In cases, where I could not make it to the BACLARAN Shrine, I would usually attend the novena in honor of the Our Lady of Perpetual Help (“OLPH”) either at the OLPH church along 13th Avenue in Cubao, Quezon City, Metro-Manila or at the Twin Hearts of Jesus and Mary Church at the West Triangle Homes Subdivision similarly located in Quezon City, Metro-Manila.
Recently, I have been noticing the growing number of padlocks locked into the iron grill fence which circumscribes some kind of a fountain with a small pond behind the image of Sta. Teresita standing at the northwestern portion of the Baclaran Shrine, which I learned thereafter, is called the Sta. Teresita Circle and Pond.

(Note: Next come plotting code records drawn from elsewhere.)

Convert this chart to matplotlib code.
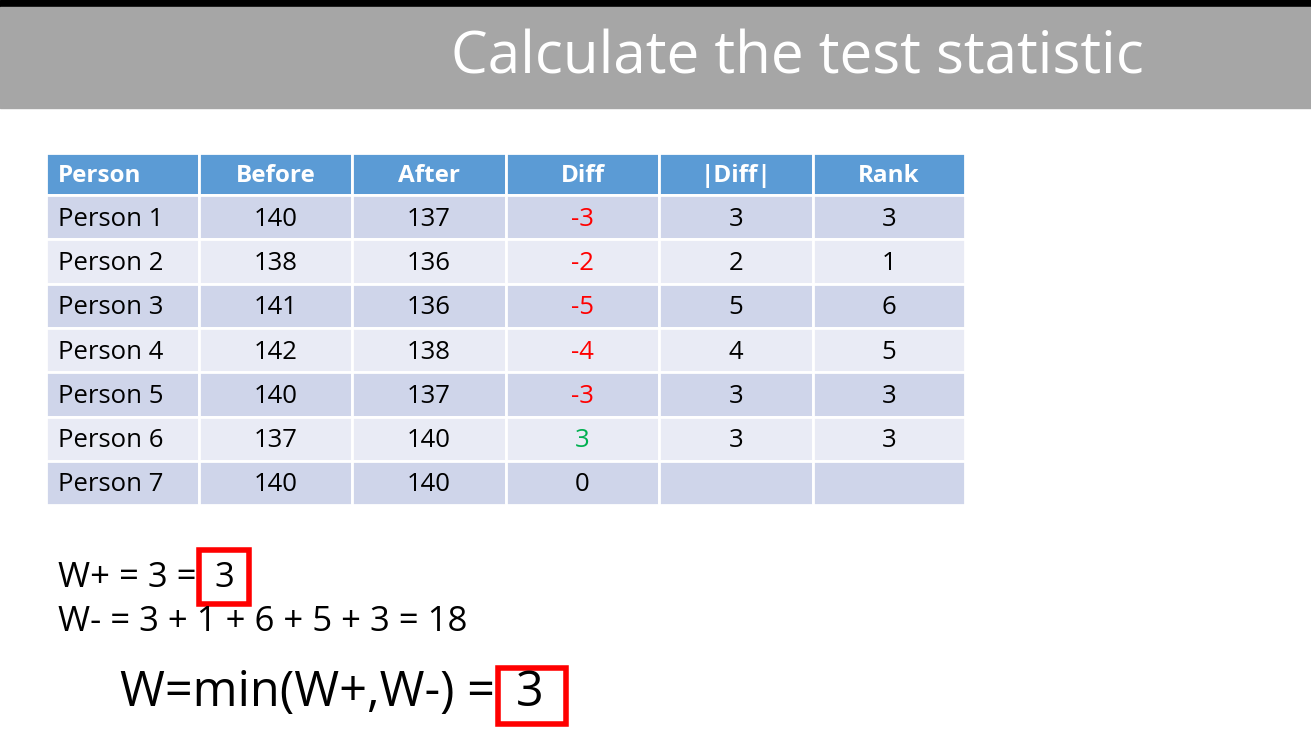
import matplotlib
matplotlib.use("Agg")
import matplotlib.pyplot as plt
from matplotlib.patches import Rectangle

headers = ["Person", "Before", "After", "Diff", "|Diff|", "Rank"]
persons = ["Person 1", "Person 2", "Person 3", "Person 4", "Person 5", "Person 6", "Person 7"]
before = [140, 138, 141, 142, 140, 137, 140]
after = [137, 136, 136, 138, 137, 140, 140]
diff = [-3, -2, -5, -4, -3, 3, 0]
absdiff = ["3", "2", "5", "4", "3", "3", ""]
rank = ["3", "1", "6", "5", "3", "3", ""]
title = "Calculate the test statistic"
line1 = "W+ = 3 ="
line2 = "W- = 3 + 1 + 6 + 5 + 3 = 18"
line3 = "W=min(W+,W-) ="
boxed = "3"

plt.rcParams['font.family'] = ['Open Sans', 'DejaVu Sans']
fig = plt.figure(figsize=(13.11, 7.33), dpi=100)
ax = fig.add_axes([0, 0, 1, 1])
ax.set_xlim(0, 1311); ax.set_ylim(733, 0); ax.axis('off')

ax.add_patch(Rectangle((0, 0), 1311, 7, color='black'))
ax.add_patch(Rectangle((0, 7), 1311, 101, color='#A6A6A6'))
ax.text(797, 58, title, color='white', fontsize=42, ha='center', va='center')

xs = [46, 199, 352, 506, 659, 813, 965]
y0, hh, rh = 153, 42, 44.3
for j, h in enumerate(headers):
    ax.add_patch(Rectangle((xs[j], y0), xs[j+1]-xs[j], hh, facecolor='#5B9BD5', edgecolor='white', lw=2))
    x = xs[j] + 12 if j == 0 else (xs[j]+xs[j+1])/2
    ax.text(x, y0+hh/2+2, h, color='white', fontsize=17.5, fontweight='bold',
            ha='left' if j == 0 else 'center', va='center')
for i in range(len(persons)):
    yt = y0 + hh + i*rh
    fc = '#CFD5EA' if i % 2 == 0 else '#E9EBF5'
    d = diff[i]
    dcol = 'red' if d < 0 else ('#00B050' if d > 0 else 'black')
    vals = [persons[i], str(before[i]), str(after[i]), str(d), absdiff[i], rank[i]]
    cols = ['black', 'black', 'black', dcol, 'black', 'black']
    for j in range(6):
        ax.add_patch(Rectangle((xs[j], yt), xs[j+1]-xs[j], rh, facecolor=fc, edgecolor='white', lw=2))
        x = xs[j] + 12 if j == 0 else (xs[j]+xs[j+1])/2
        ax.text(x, yt+rh/2+2, vals[j], color=cols[j], fontsize=18.5,
                ha='left' if j == 0 else 'center', va='center')

ax.text(58, 578, line1, fontsize=25, va='center', ha='left')
ax.text(224, 578, boxed, fontsize=25, va='center', ha='center')
ax.text(58, 622, line2, fontsize=25, va='center', ha='left')
ax.text(120, 693, line3, fontsize=35, va='center', ha='left')
ax.text(530, 693, boxed, fontsize=35, va='center', ha='center')
ax.add_patch(Rectangle((199, 550), 50, 54, fill=False, edgecolor='red', lw=4))
ax.add_patch(Rectangle((498, 668), 68, 56, fill=False, edgecolor='red', lw=4))

fig.savefig("out.png", dpi=100)
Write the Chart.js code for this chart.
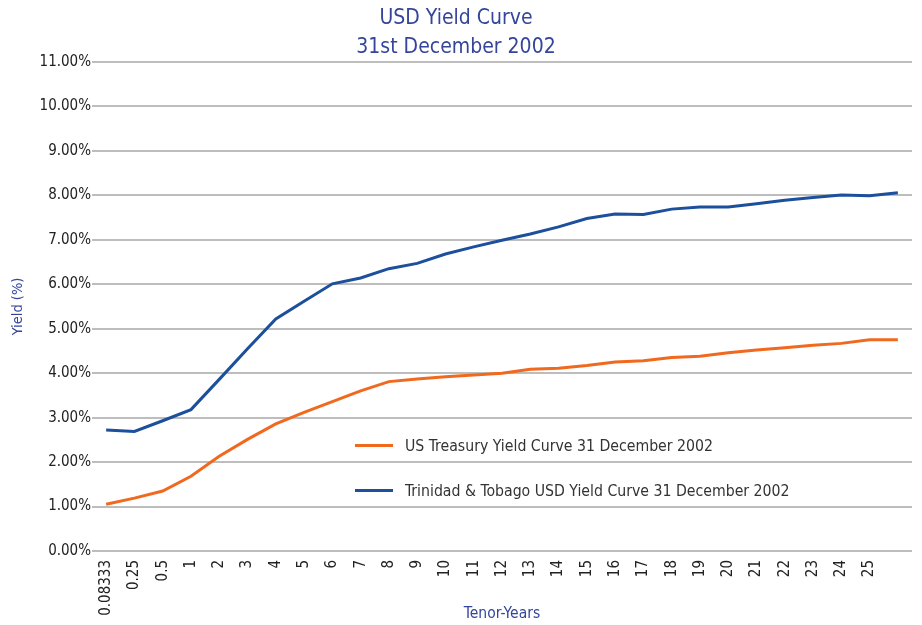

As of this writing, a laminated notice signed by Fr. Joey Echano, CSsR, the Rector of the Baclaran Shrine has been affixed on the site in THREE (3) locations which announced, actually in the vernacular, that in view of the burgeoning weight of the love locks that could possible bring the fence down, the attaching of love locks have to be stopped as the location for love locks will soon be transferred to another place within the Baclaran Shrine.
Years ago, this phenomenon of lovers putting up their so-called love locks on the iron grill fence surrounding the Sta. Teresita Circle and Pond at the Baclaran Shrine was featured in a television show entitled RATED “K”. The show is hosted by Korina Sanchez (“Korina”), the pretty wife of the presidential candidate and Liberal Party standard bearer, former Senator Mar Roxas (“Sen. Mar”), who now appears to be a sure cinch to the Presidential palace in Malacanang. It has been bruited about that the largest love lock attached to the fence is that love lock of Sen. Mar and Korina.
Will their LARGE love lock which plausibly could bring luck to the relationship of the TWO (2) lovers, would it similarly portend a win for Sen. Mar in the coming 2016 Presidential elections?